Betterley is the writer and publisher of an annual review of the EPLI market. The report, Employment Practices Liability Insurance Market 2015, published in December took aim at the growing insurance concern over joint employer exposures.
“In this year’s survey, we ask carriers directly about their ability and willingness to include joint employers as insureds,” Betterley said. “For the most part they answered optionally – in other words they are willing to consider it.”
Betterley said most insurers didn’t say “no” to joint employers, but he admits that most of the carriers responding to the survey “tend to respond relatively liberally because they don’t want to shut off business opportunities so they tend to say they are more willing (to insure) than they are in practice.” (See table on page 23)
“This is the beginning of a problem (where) other parties will be held liable or dragged into suits successfully where they didn’t used to be,” Betterley said. “That’s going to be in the franchise business, in the construction world where there is a lot of subcontractors and potentially even in the independent contractor, 1099 world.”
At the least, the NLRB ruling has made insurers rethink their approach.

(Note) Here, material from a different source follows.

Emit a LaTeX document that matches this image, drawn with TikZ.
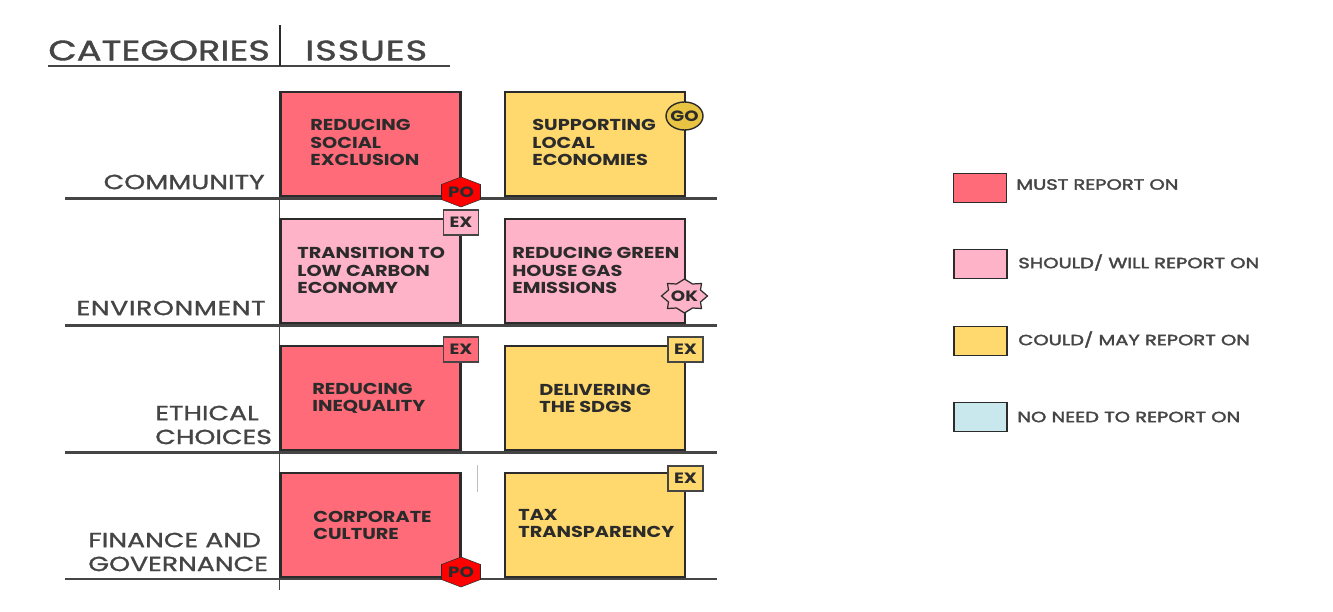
\documentclass[tikz,border=0pt]{standalone}
\usepackage{fontspec}
\setmainfont{Poppins}
\newfontfamily\boxfont{Poppins}[FakeStretch=1.22]
\newfontfamily\catfont{Poppins}[FakeStretch=1.31, FakeBold=1.4]
\newfontfamily\legendfont{Poppins}[FakeStretch=1.32, FakeBold=2.5]
\usepackage{tikz}
\usetikzlibrary{shapes.geometric}

\definecolor{mustred}{HTML}{FF6B78}
\definecolor{shouldpink}{HTML}{FFB3C8}
\definecolor{couldyellow}{HTML}{FFD96E}
\definecolor{noneblue}{HTML}{C8E8EE}
\definecolor{inkdark}{HTML}{2B2B2B}
\definecolor{inkgrey}{HTML}{454545}
\definecolor{goldbadge}{HTML}{E9C443}

\tikzset{
    issuebox/.style={draw=inkdark, line width=1.3pt, minimum width=3.6cm, minimum height=2.07cm, inner sep=0pt},
    legendbox/.style={draw=inkdark, line width=1.1pt, minimum width=1.06cm, minimum height=0.58cm, inner sep=0pt},
    exbadge/.style={draw=inkgrey, line width=0.8pt, minimum width=0.7cm, minimum height=0.5cm, inner sep=0pt, font=\boxfont\fontsize{8.5}{10}\selectfont\bfseries, text=inkdark},
    badgetext/.style={inner sep=0pt, font=\boxfont\fontsize{8.5}{10}\selectfont\bfseries, text=inkdark},
    boxtext/.style={anchor=west, align=left, inner sep=0pt, text=inkdark, font=\boxfont\fontsize{9}{10}\selectfont\bfseries},
    cattext/.style={inner sep=0pt, align=left, text=inkgrey, font=\catfont\fontsize{11.6}{13.6}\selectfont},
    headtext/.style={anchor=west, inner sep=0pt, text=inkgrey, font=\catfont\fontsize{16}{18}\selectfont},
    legendtext/.style={anchor=west, inner sep=0pt, text=inkgrey, font=\legendfont\fontsize{8.4}{10}\selectfont},
    rowrule/.style={draw=inkgrey, line width=1.4pt},
}

\newcommand{\pobadge}[3]{%
    \draw[fill=red, draw=inkdark, line width=0.3pt, shift={(#2,#3)}] (-19.5,-7.5) -- (0,-15) -- (19.5,-7.5) -- (19.5,7.5) -- (0,15) -- (-19.5,7.5) -- cycle;
    \node[badgetext] (#1) at (#2,#3) {PO};
}

\begin{document}
\begin{tikzpicture}[x=0.02cm, y=-0.02cm]
    \useasboundingbox (0,0) rectangle (1333,612);

    % headings
    \node[headtext] (cathead) at (48,50.5) {CATEGORIES};
    \node[headtext] (isshead) at (305,50.5) {\addfontfeature{LetterSpace=3}ISSUES};
    \draw[rowrule] (48,66) -- (450,66);
    \draw[inkdark, line width=0.9pt] (280,25) -- (280,66);
    \draw[inkgrey, line width=0.5pt] (279,198) -- (279,590);
    \draw[gray!50, line width=0.4pt] (477,465) -- (477,492);

    % row rules
    \draw[rowrule] (65,198.5) -- (717,198.5);
    \draw[rowrule] (65,325.5) -- (717,325.5);
    \draw[rowrule] (65,452.5) -- (717,452.5);
    \draw[rowrule] (65,579) -- (717,579);

    % boxes
    \node[issuebox, fill=mustred] (social) at (370.5,144) {};
    \node[issuebox, fill=couldyellow] (local) at (595,144) {};
    \node[issuebox, fill=shouldpink] (carbon) at (370.5,271) {};
    \node[issuebox, fill=shouldpink] (green) at (595,271) {};
    \node[issuebox, fill=mustred] (inequal) at (370.5,398) {};
    \node[issuebox, fill=couldyellow] (sdgs) at (595,398) {};
    \node[issuebox, fill=mustred] (culture) at (370.5,525) {};
    \node[issuebox, fill=couldyellow] (tax) at (595,525) {};

    % box texts
    \node[boxtext] (socialtxt) at (310,142.5) {REDUCING\\SOCIAL\\EXCLUSION};
    \node[boxtext] (localtxt) at (532,142.5) {SUPPORTING\\LOCAL\\ECONOMIES};
    \node[boxtext] (carbontxt) at (297,270.5) {TRANSITION TO\\LOW CARBON\\ECONOMY};
    \node[boxtext] (greentxt) at (512,270.5) {REDUCING GREEN\\HOUSE GAS\\EMISSIONS};
    \node[boxtext] (inequaltxt) at (312,398.5) {REDUCING\\INEQUALITY};
    \node[boxtext] (sdgstxt) at (539,398.5) {DELIVERING\\THE SDGS};
    \node[boxtext] (culturetxt) at (313,525.5) {CORPORATE\\CULTURE};
    \node[boxtext] (taxtxt) at (518,523.5) {TAX\\TRANSPARENCY};

    % category labels
    \node[cattext, anchor=east] (community) at (265,182) {COMMUNITY};
    \node[cattext, anchor=east] (environment) at (266,308) {\addfontfeature{LetterSpace=3}ENVIRONMENT};
    \node[cattext, anchor=west] (ethical) at (155,425) {ETHICAL\\CHOICES};
    \node[cattext, anchor=west] (finance) at (88,552) {FINANCE AND\\GOVERNANCE};

    % badges
    \pobadge{posocial}{461}{192}
    \pobadge{poculture}{461}{572}
    \node[exbadge, fill=shouldpink] (excarbon) at (461,222.5) {EX};
    \node[exbadge, fill=mustred] (exinequal) at (461,349.5) {EX};
    \node[exbadge, fill=couldyellow] (exsdgs) at (685.5,349.5) {EX};
    \node[exbadge, fill=couldyellow] (extax) at (685.5,478.5) {EX};
    \node[ellipse, draw=inkdark, line width=0.8pt, fill=goldbadge, minimum width=0.74cm, minimum height=0.56cm, inner sep=-3pt, font=\boxfont\fontsize{8.5}{10}\selectfont\bfseries, text=inkdark] (gobadge) at (684.5,116) {GO};
    \draw[fill=shouldpink, draw=inkdark, line width=0.7pt, shift={(684.5,296)}] (-23,0) -- (-16,-6) -- (-17,-12.5) -- (-8,-12) -- (0,-17) -- (8,-12) -- (17,-12.5) -- (16,-6) -- (23,0) -- (16,6) -- (17,12.5) -- (8,12) -- (0,17) -- (-8,12) -- (-17,12.5) -- (-16,6) -- cycle;
    \node[badgetext] (okbadge) at (684.5,296) {OK};

    % legend
    \node[legendbox, fill=mustred] (mustkey) at (980,188) {};
    \node[legendbox, fill=shouldpink] (shouldkey) at (980.5,264) {};
    \node[legendbox, fill=couldyellow] (couldkey) at (980.5,341) {};
    \node[legendbox, fill=noneblue] (nonekey) at (980.5,417) {};
    \node[legendtext] (musttxt) at (1016,184.5) {MUST REPORT ON};
    \node[legendtext] (shouldtxt) at (1018,262.5) {SHOULD/ WILL REPORT ON};
    \node[legendtext] (couldtxt) at (1018,339.5) {COULD/ MAY REPORT ON};
    \node[legendtext] (nonetxt) at (1017,417) {NO NEED TO REPORT ON};
\end{tikzpicture}
\end{document}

“The reality is that insurers are becoming cautious because the exposure has changed,” Betterley said. “In the past if there was a request to add the franchise the underwriting assessment would be presumably that the risk is minimal and yes probably they would. Now they have to look at it and say, ‘No, wait a minute there’s real exposure here.'” As a result of the new exposure, insurers are reacting, but at varying speeds.
“The potential for claims has increased but the actual level of claims has probably not yet increased,” Betterley said. “But you’ve got to believe that that’s just a tidal wave on the horizon that hasn’t yet hit shore.”
Taffae says the trend is quite concerning because there’s no way to manage this risk.
“From our perspective, from a transfer of risk perspective, it’s very scary,” Taffae said. “There’s just no way to underwrite it. … This whole joint employer thing could really blow up.”